Given request:
Starting at the first line of the listing below, repeat each line up to and including the one containing "Chart.register(...registerables);". Leave out pictures.

╭─ Available data

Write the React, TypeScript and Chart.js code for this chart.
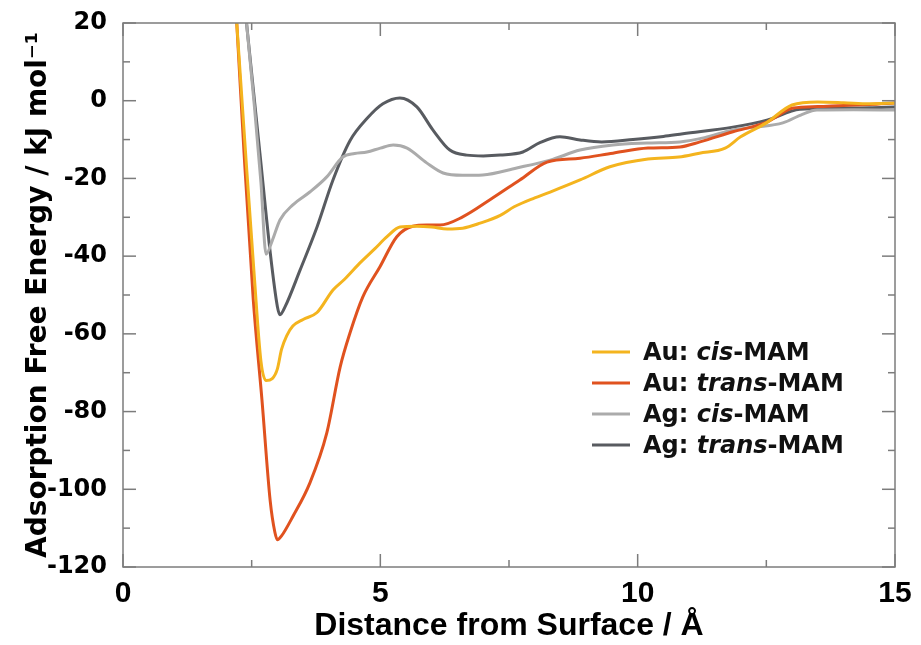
import { useEffect, useRef } from 'react';
import { Chart, registerables } from 'chart.js';

Chart.register(...registerables);

// ---- Data ----
const auCisX = [2.1, 2.21, 2.4, 2.55, 2.68, 2.78, 2.9, 3.0, 3.08, 3.18, 3.3, 3.5, 3.77, 4.08, 4.3, 4.6, 4.9, 5.13, 5.38, 5.7, 6.0, 6.3, 6.6, 6.94, 7.33, 7.6, 8.0, 8.3, 8.88, 9.46, 10.2, 10.8, 11.2, 11.7, 12.0, 12.5, 13.0, 13.5, 14.0, 14.5, 15.0];
const auCisY = [42, 20, -17, -45, -67, -72, -71.5, -69, -64, -60.5, -58, -56.3, -54.5, -48.7, -46, -41.8, -38, -35, -32.5, -32.3, -32.5, -33, -32.8, -31.5, -29.5, -27.3, -25, -23.5, -20.4, -17, -15, -14.5, -13.5, -12.2, -9.3, -5.7, -1.1, -0.3, -0.5, -0.8, -0.6];

const auTransX = [2.1, 2.21, 2.35, 2.53, 2.7, 2.86, 2.95, 3.0, 3.08, 3.3, 3.63, 3.96, 4.22, 4.41, 4.66, 4.99, 5.32, 5.63, 5.9, 6.16, 6.6, 7.13, 7.71, 8.24, 8.88, 9.52, 10.2, 10.82, 11.21, 11.85, 12.51, 13.02, 13.5, 14.0, 14.5, 15.0];
const auTransY = [42, 20, -13, -51, -77, -103, -111, -113, -112, -107, -98.4, -85.5, -68.5, -59.8, -50.5, -42.8, -35, -32.3, -32, -32, -29.9, -25.5, -20.4, -15.8, -14.8, -13.5, -12.2, -11.9, -10.6, -8, -5.5, -1.9, -1.5, -1.2, -1.0, -0.6];

const agCisX = [2.3, 2.4, 2.55, 2.68, 2.78, 2.9, 3.05, 3.3, 3.63, 3.96, 4.27, 4.5, 4.74, 5.0, 5.25, 5.52, 5.9, 6.22, 6.6, 6.99, 7.65, 8.3, 8.88, 9.52, 10.18, 10.82, 11.3, 11.85, 12.3, 12.82, 13.2, 13.48, 14.2, 15.0];
const agCisY = [33, 20, -1, -21, -39.5, -36, -30.7, -26.8, -23.5, -19.6, -14.5, -13.6, -13.2, -12.2, -11.4, -12.2, -16, -18.6, -19.2, -19.1, -17.3, -15.3, -12.7, -11.4, -10.9, -10.6, -9.5, -7.5, -6.8, -5.7, -3.5, -2.4, -2.3, -2.4];

const agTransX = [2.3, 2.4, 2.5, 2.66, 2.86, 3.0, 3.05, 3.15, 3.44, 3.77, 4.08, 4.41, 4.74, 5.05, 5.38, 5.71, 6.02, 6.35, 6.68, 7.0, 7.33, 7.77, 8.1, 8.49, 8.88, 9.3, 9.91, 10.5, 10.88, 11.85, 12.51, 13.15, 13.79, 14.5, 15.0];
const agTransY = [33, 20, 7, -13.5, -39, -53, -55.1, -53, -43.6, -32.5, -20.4, -10.3, -4.6, -0.8, 0.7, -1.6, -7.5, -12.7, -14, -14.2, -14, -13.2, -10.8, -9.3, -10.1, -10.6, -10.0, -9.2, -8.5, -6.8, -5, -2.2, -1.9, -1.8, -1.6];

const seriesPrefix = ['Au: ', 'Au: ', 'Ag: ', 'Ag: '];
const seriesItalic = ['cis', 'trans', 'cis', 'trans'];
const seriesSuffix = '-MAM';
const seriesColors = ['#F4B41E', '#E0521F', '#ABABAB', '#585B60'];

const xMin = 0;
const xMax = 15;
const xMajorStep = 5;
const xMinorStep = 2.5;
const yMin = -120;
const yMax = 20;
const yMajorStep = 20;
const yMinorStep = 10;

const xTitle = 'Distance from Surface / Å';
const yTitle = 'Adsorption Free Energy / kJ mol⁻¹';

const AXIS_COLOR = '#7c7c7c';

function toPoints(xs: number[], ys: number[]) {
  return xs.map((x, i) => ({ x, y: ys[i] }));
}

const frameTicksPlugin = {
  id: 'frameTicks',
  afterDraw(chart: any) {
    const { ctx, chartArea: ca, scales } = chart;
    const xs = scales.x;
    const ys = scales.y;
    ctx.save();
    ctx.strokeStyle = AXIS_COLOR;
    ctx.lineWidth = 1.5;
    ctx.strokeRect(ca.left, ca.top, ca.right - ca.left, ca.bottom - ca.top);
    const seg = (x1: number, y1: number, x2: number, y2: number) => {
      ctx.beginPath();
      ctx.moveTo(x1, y1);
      ctx.lineTo(x2, y2);
      ctx.stroke();
    };
    for (let v = xMin; v <= xMax + 1e-9; v += xMinorStep) {
      const px = xs.getPixelForValue(v);
      const r = v / xMajorStep;
      const major = Math.abs(r - Math.round(r)) < 1e-6;
      const L = major ? 13 : 7;
      seg(px, ca.bottom, px, ca.bottom - L);
      seg(px, ca.top, px, ca.top + L);
    }
    for (let v = yMin; v <= yMax + 1e-9; v += yMinorStep) {
      const py = ys.getPixelForValue(v);
      const r = v / yMajorStep;
      const major = Math.abs(r - Math.round(r)) < 1e-6;
      const L = major ? 13 : 7;
      seg(ca.left, py, ca.left + L, py);
      seg(ca.right, py, ca.right - L, py);
    }
    ctx.restore();
  },
};

const legendPlugin = {
  id: 'mixedLegend',
  afterDraw(chart: any) {
    const { ctx, chartArea: ca } = chart;
    const x0 = ca.right - 303;
    const y0 = ca.bottom - 215;
    chart.data.datasets.forEach((ds: any, i: number) => {
      const y = y0 + i * 31;
      ctx.save();
      ctx.strokeStyle = ds.borderColor;
      ctx.lineWidth = 3;
      ctx.beginPath();
      ctx.moveTo(x0, y);
      ctx.lineTo(x0 + 38, y);
      ctx.stroke();
      ctx.fillStyle = '#111';
      ctx.textBaseline = 'middle';
      ctx.textAlign = 'left';
      let x = x0 + 51;
      const parts: [string, boolean][] = [
        [seriesPrefix[i], false],
        [seriesItalic[i], true],
        [seriesSuffix, false],
      ];
      for (const [t, it] of parts) {
        ctx.font = `${it ? 'italic ' : ''}bold 24px "DejaVu Sans"`;
        ctx.fillText(t, x, y + 2);
        x += ctx.measureText(t).width;
      }
      ctx.restore();
    });
  },
};

export default function App() {
  const canvasRef = useRef<HTMLCanvasElement | null>(null);

  useEffect(() => {
    if (!canvasRef.current) return;
    const labels = seriesPrefix.map((p, i) => p + seriesItalic[i] + seriesSuffix);
    const series = [
      toPoints(auCisX, auCisY),
      toPoints(auTransX, auTransY),
      toPoints(agCisX, agCisY),
      toPoints(agTransX, agTransY),
    ];
    const chart = new Chart(canvasRef.current, {
      type: 'line',
      data: {
        datasets: series.map((data, i) => ({
          label: labels[i],
          data,
          borderColor: seriesColors[i],
          backgroundColor: seriesColors[i],
          borderWidth: 3,
          pointRadius: 0,
          fill: false,
          cubicInterpolationMode: 'monotone' as const,
        })),
      },
      options: {
        responsive: false,
        animation: false,
        layout: { padding: { left: 0, top: 23, right: 26, bottom: 0 } },
        plugins: {
          legend: { display: false },
          tooltip: { enabled: false },
        },
        scales: {
          x: {
            type: 'linear',
            min: xMin,
            max: xMax,
            grid: { display: false },
            border: { display: false },
            ticks: {
              stepSize: xMajorStep,
              color: '#000',
              padding: 4,
              font: { family: 'Liberation Sans', size: 30, weight: 'bold', lineHeight: 1 },
            },
            title: {
              display: true,
              text: xTitle,
              color: '#000',
              padding: { top: 0, bottom: 3 },
              font: { family: 'Liberation Sans', size: 32, weight: 'bold', lineHeight: 1 },
            },
            afterFit: (s: any) => {
              s.height = 78;
            },
          },
          y: {
            type: 'linear',
            min: yMin,
            max: yMax,
            grid: { display: false },
            border: { display: false },
            ticks: {
              stepSize: yMajorStep,
              color: '#000',
              padding: 8,
              font: { family: 'DejaVu Sans', size: 24, weight: 'bold' },
            },
            title: {
              display: true,
              text: yTitle,
              color: '#000',
              padding: { top: 22, bottom: 0 },
              font: { family: 'DejaVu Sans', size: 28, weight: 'bold', lineHeight: 1.2 },
            },
            afterFit: (s: any) => {
              s.width = 123;
            },
          },
        },
      },
      plugins: [frameTicksPlugin, legendPlugin],
    } as any);
    return () => chart.destroy();
  }, []);

  return (
    <div style={{ position: 'fixed', left: 0, top: 0, width: 921, height: 645, background: '#fff' }}>
      <canvas ref={canvasRef} width={921} height={645} style={{ display: 'block' }} />
    </div>
  );
}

╰─

Task output:
Write the React, TypeScript and Chart.js code for this chart.
import { useEffect, useRef } from 'react';
import { Chart, registerables } from 'chart.js';

Chart.register(...registerables);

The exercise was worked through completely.